What you should do: Please transcribe the data that follows without the pictures, keeping every word the same.

Dataset content:
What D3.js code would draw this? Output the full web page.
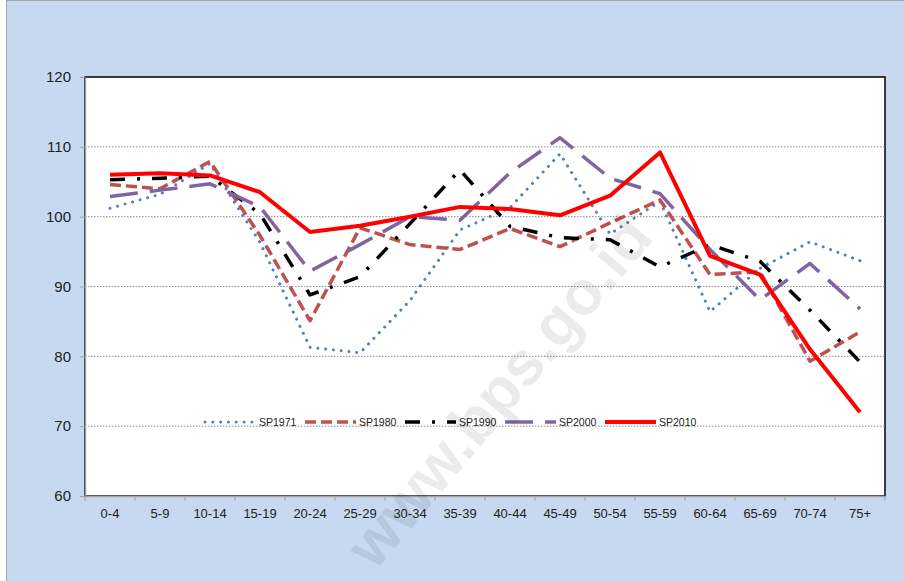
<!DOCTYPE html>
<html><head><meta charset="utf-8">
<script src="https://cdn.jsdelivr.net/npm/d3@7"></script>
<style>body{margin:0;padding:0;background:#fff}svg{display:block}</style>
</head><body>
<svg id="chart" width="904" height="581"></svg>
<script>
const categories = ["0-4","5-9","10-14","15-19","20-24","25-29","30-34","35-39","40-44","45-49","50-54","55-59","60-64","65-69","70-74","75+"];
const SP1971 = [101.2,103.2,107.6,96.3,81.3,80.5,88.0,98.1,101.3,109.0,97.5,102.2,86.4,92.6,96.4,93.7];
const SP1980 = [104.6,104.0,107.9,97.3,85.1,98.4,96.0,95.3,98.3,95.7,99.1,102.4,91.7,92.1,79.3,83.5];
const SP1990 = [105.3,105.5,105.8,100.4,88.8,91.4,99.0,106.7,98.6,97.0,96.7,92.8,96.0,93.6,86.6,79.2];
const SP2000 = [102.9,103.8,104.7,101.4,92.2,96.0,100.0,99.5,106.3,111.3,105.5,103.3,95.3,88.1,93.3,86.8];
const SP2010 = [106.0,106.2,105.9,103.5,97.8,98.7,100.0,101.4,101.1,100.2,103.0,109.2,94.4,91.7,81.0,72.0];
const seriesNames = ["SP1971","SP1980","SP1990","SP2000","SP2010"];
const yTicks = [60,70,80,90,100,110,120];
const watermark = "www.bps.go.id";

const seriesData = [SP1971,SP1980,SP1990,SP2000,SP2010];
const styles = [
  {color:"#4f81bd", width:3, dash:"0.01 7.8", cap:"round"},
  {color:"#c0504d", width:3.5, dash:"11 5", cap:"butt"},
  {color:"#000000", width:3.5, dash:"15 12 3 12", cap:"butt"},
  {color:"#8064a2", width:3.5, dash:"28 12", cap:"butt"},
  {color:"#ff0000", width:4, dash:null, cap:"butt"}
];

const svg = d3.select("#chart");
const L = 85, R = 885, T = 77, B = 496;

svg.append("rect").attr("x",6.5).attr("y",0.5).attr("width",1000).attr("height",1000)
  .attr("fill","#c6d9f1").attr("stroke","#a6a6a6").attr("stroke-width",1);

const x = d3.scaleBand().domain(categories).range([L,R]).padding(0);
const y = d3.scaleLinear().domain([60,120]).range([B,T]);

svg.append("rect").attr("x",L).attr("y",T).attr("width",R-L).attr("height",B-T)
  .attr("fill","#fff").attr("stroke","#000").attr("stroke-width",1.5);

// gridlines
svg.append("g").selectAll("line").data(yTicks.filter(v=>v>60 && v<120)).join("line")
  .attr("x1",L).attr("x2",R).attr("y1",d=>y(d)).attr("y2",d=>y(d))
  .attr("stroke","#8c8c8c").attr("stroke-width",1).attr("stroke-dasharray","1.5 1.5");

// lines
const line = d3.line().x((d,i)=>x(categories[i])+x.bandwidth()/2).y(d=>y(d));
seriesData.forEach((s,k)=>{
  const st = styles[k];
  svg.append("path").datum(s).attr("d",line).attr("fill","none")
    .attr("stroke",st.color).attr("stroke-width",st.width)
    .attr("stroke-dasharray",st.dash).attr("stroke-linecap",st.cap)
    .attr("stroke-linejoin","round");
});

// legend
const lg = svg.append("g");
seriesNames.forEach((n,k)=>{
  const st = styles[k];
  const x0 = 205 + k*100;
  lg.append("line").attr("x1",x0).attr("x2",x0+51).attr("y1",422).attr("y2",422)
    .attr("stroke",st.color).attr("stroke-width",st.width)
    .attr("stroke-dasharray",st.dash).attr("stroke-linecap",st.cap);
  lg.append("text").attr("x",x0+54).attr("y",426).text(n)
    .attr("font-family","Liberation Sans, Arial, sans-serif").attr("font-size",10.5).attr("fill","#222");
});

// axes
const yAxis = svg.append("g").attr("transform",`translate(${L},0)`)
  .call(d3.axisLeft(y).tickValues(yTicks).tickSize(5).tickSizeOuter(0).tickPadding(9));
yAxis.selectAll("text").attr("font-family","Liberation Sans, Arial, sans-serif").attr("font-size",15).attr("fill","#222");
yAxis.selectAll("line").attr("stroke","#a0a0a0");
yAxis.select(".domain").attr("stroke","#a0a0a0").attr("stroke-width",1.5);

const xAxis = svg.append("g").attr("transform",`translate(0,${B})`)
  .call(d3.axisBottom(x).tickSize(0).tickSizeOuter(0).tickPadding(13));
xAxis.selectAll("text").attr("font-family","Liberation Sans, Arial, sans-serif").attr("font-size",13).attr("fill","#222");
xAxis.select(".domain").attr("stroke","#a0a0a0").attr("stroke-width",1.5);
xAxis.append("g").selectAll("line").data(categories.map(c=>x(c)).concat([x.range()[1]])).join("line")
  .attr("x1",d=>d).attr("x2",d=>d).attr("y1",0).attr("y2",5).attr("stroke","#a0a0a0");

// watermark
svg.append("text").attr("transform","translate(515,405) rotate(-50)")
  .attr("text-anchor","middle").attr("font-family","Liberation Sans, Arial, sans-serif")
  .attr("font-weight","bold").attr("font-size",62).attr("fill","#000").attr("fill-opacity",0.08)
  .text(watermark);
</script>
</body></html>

The reply:
What D3.js code would draw this? Output the full web page.
<!DOCTYPE html>
<html><head><meta charset="utf-8">
<script src="https://cdn.jsdelivr.net/npm/d3@7"></script>
<style>body{margin:0;padding:0;background:#fff}svg{display:block}</style>
</head><body>
<svg id="chart" width="904" height="581"></svg>
<script>
const categories = ["0-4","5-9","10-14","15-19","20-24","25-29","30-34","35-39","40-44","45-49","50-54","55-59","60-64","65-69","70-74","75+"];
const SP1971 = [101.2,103.2,107.6,96.3,81.3,80.5,88.0,98.1,101.3,109.0,97.5,102.2,86.4,92.6,96.4,93.7];
const SP1980 = [104.6,104.0,107.9,97.3,85.1,98.4,96.0,95.3,98.3,95.7,99.1,102.4,91.7,92.1,79.3,83.5];
const SP1990 = [105.3,105.5,105.8,100.4,88.8,91.4,99.0,106.7,98.6,97.0,96.7,92.8,96.0,93.6,86.6,79.2];
const SP2000 = [102.9,103.8,104.7,101.4,92.2,96.0,100.0,99.5,106.3,111.3,105.5,103.3,95.3,88.1,93.3,86.8];
const SP2010 = [106.0,106.2,105.9,103.5,97.8,98.7,100.0,101.4,101.1,100.2,103.0,109.2,94.4,91.7,81.0,72.0];
const seriesNames = ["SP1971","SP1980","SP1990","SP2000","SP2010"];
const yTicks = [60,70,80,90,100,110,120];
const watermark = "www.bps.go.id";

const seriesData = [SP1971,SP1980,SP1990,SP2000,SP2010];
const styles = [
  {color:"#4f81bd", width:3, dash:"0.01 7.8", cap:"round"},
  {color:"#c0504d", width:3.5, dash:"11 5", cap:"butt"},
  {color:"#000000", width:3.5, dash:"15 12 3 12", cap:"butt"},
  {color:"#8064a2", width:3.5, dash:"28 12", cap:"butt"},
  {color:"#ff0000", width:4, dash:null, cap:"butt"}
];

const svg = d3.select("#chart");
const L = 85, R = 885, T = 77, B = 496;

svg.append("rect").attr("x",6.5).attr("y",0.5).attr("width",1000).attr("height",1000)
  .attr("fill","#c6d9f1").attr("stroke","#a6a6a6").attr("stroke-width",1);

const x = d3.scaleBand().domain(categories).range([L,R]).padding(0);
const y = d3.scaleLinear().domain([60,120]).range([B,T]);

svg.append("rect").attr("x",L).attr("y",T).attr("width",R-L).attr("height",B-T)
  .attr("fill","#fff").attr("stroke","#000").attr("stroke-width",1.5);

// gridlines
svg.append("g").selectAll("line").data(yTicks.filter(v=>v>60 && v<120)).join("line")
  .attr("x1",L).attr("x2",R).attr("y1",d=>y(d)).attr("y2",d=>y(d))
  .attr("stroke","#8c8c8c").attr("stroke-width",1).attr("stroke-dasharray","1.5 1.5");

// lines
const line = d3.line().x((d,i)=>x(categories[i])+x.bandwidth()/2).y(d=>y(d));
seriesData.forEach((s,k)=>{
  const st = styles[k];
  svg.append("path").datum(s).attr("d",line).attr("fill","none")
    .attr("stroke",st.color).attr("stroke-width",st.width)
    .attr("stroke-dasharray",st.dash).attr("stroke-linecap",st.cap)
    .attr("stroke-linejoin","round");
});

// legend
const lg = svg.append("g");
seriesNames.forEach((n,k)=>{
  const st = styles[k];
  const x0 = 205 + k*100;
  lg.append("line").attr("x1",x0).attr("x2",x0+51).attr("y1",422).attr("y2",422)
    .attr("stroke",st.color).attr("stroke-width",st.width)
    .attr("stroke-dasharray",st.dash).attr("stroke-linecap",st.cap);
  lg.append("text").attr("x",x0+54).attr("y",426).text(n)
    .attr("font-family","Liberation Sans, Arial, sans-serif").attr("font-size",10.5).attr("fill","#222");
});

// axes
const yAxis = svg.append("g").attr("transform",`translate(${L},0)`)
  .call(d3.axisLeft(y).tickValues(yTicks).tickSize(5).tickSizeOuter(0).tickPadding(9));
yAxis.selectAll("text").attr("font-family","Liberation Sans, Arial, sans-serif").attr("font-size",15).attr("fill","#222");
yAxis.selectAll("line").attr("stroke","#a0a0a0");
yAxis.select(".domain").attr("stroke","#a0a0a0").attr("stroke-width",1.5);

const xAxis = svg.append("g").attr("transform",`translate(0,${B})`)
  .call(d3.axisBottom(x).tickSize(0).tickSizeOuter(0).tickPadding(13));
xAxis.selectAll("text").attr("font-family","Liberation Sans, Arial, sans-serif").attr("font-size",13).attr("fill","#222");
xAxis.select(".domain").attr("stroke","#a0a0a0").attr("stroke-width",1.5);
xAxis.append("g").selectAll("line").data(categories.map(c=>x(c)).concat([x.range()[1]])).join("line")
  .attr("x1",d=>d).attr("x2",d=>d).attr("y1",0).attr("y2",5).attr("stroke","#a0a0a0");

// watermark
svg.append("text").attr("transform","translate(515,405) rotate(-50)")
  .attr("text-anchor","middle").attr("font-family","Liberation Sans, Arial, sans-serif")
  .attr("font-weight","bold").attr("font-size",62).attr("fill","#000").attr("fill-opacity",0.08)
  .text(watermark);
</script>
</body></html>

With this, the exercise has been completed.